You have brains in your head. You have feet in your shoes. You can steer yourself any direction you choose. You're on your own. And you know what you know. And YOU are the one who'll decide where to go.
-Dr. Seuss

Tuesday, October 8, 2013


a) What do you know about Hamlet, the "Melancholy Dane"? 
Honestly, all I know is that Hamlet is one of Shakespeare’s great works and that it is often taught in high school. I know nothing of the Melancholy Dane.

 b) What do you know about Shakespeare? 
As for Shakespeare I know he was a great writer that made a dent in the literature world. He is very well known for Romeo & Juliet.

c) Why do so many students involuntarily frown when they hear the name "Shakespeare"? 
The Old English is difficult to understand and when students do not understand they tend to loose interest. It also takes much more effort from the reader to understand the storyline rather than any other novel. The fact that all of his works were written such a long time ago also plays a part in that. Students want to read modern novels.

d) What can we do to make studying this play an amazing experience we'll never forget?

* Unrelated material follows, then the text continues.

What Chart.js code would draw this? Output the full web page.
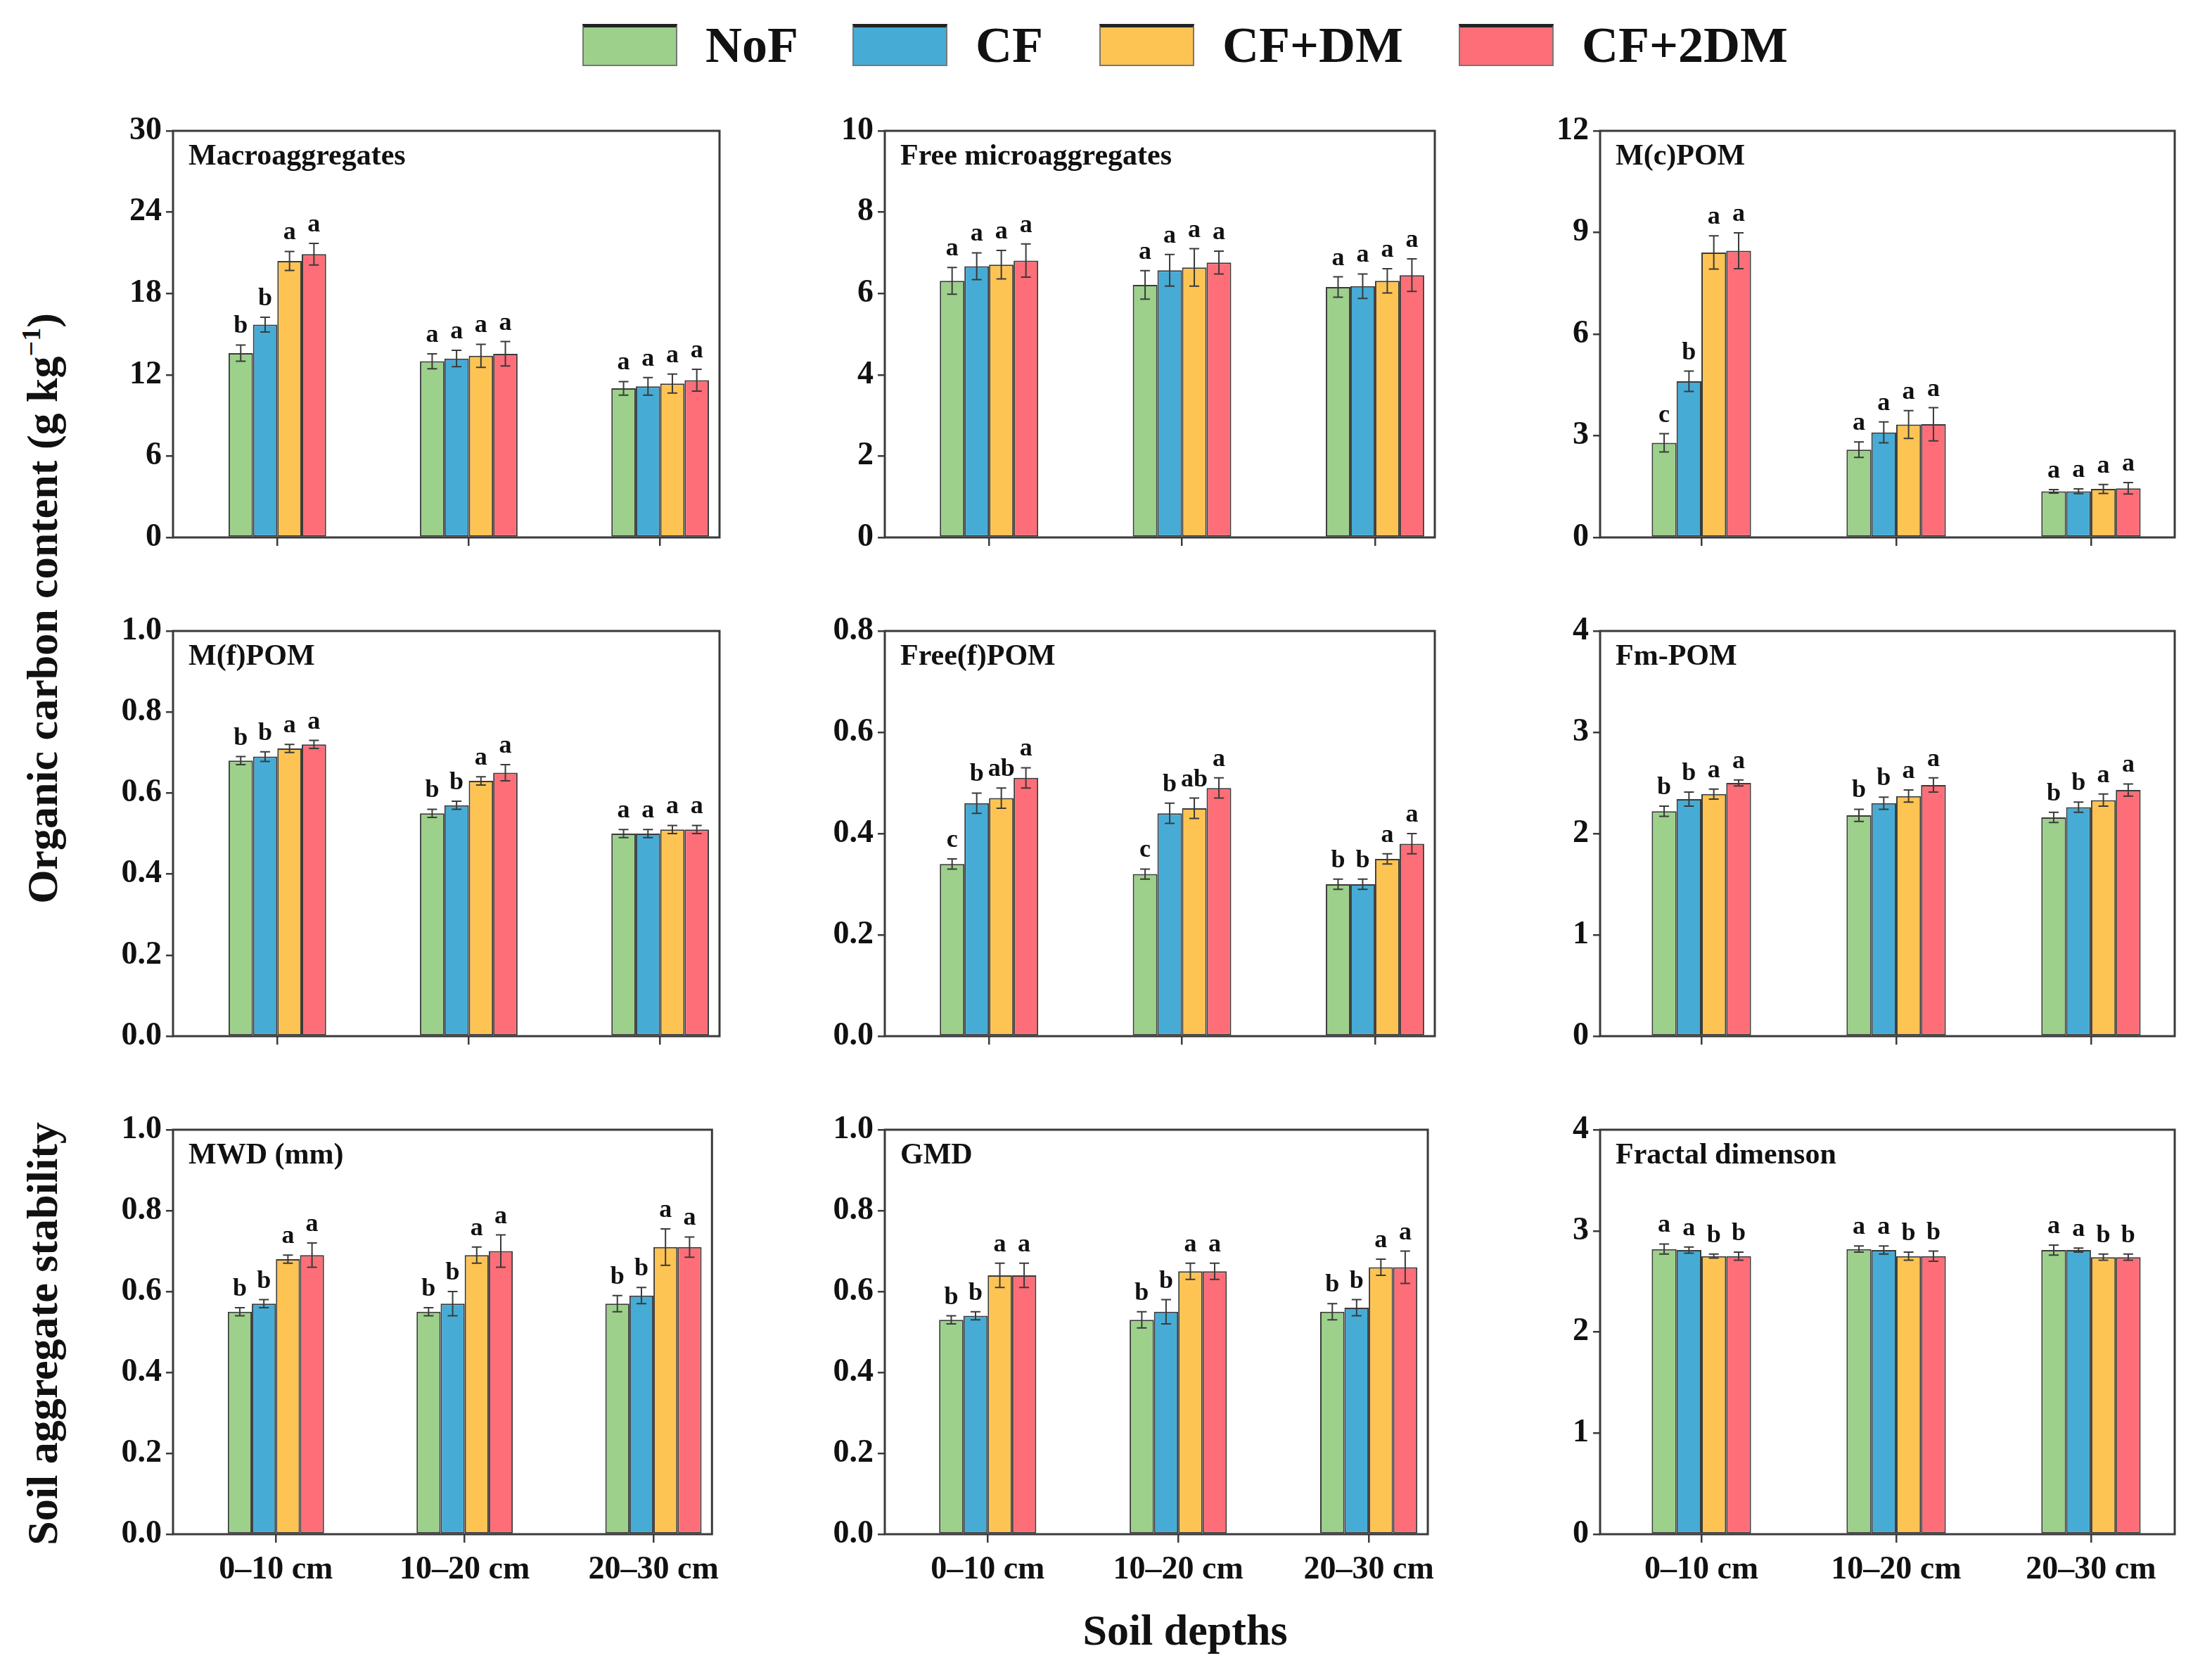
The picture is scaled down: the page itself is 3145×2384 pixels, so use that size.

Collaborating and reading in groups and as a class would be great. I always learn more when more brains are involved J. We should alternate from group readings to class discussions the next. This way we have the chance to help our peers understand the play, and if our peers are doubtful about something we can discuss it as a class and Dr. Preston. If we would like to get more creative we can even play jeopardy with comprehension questions that would allow the whole class to get involved and understand what they did not.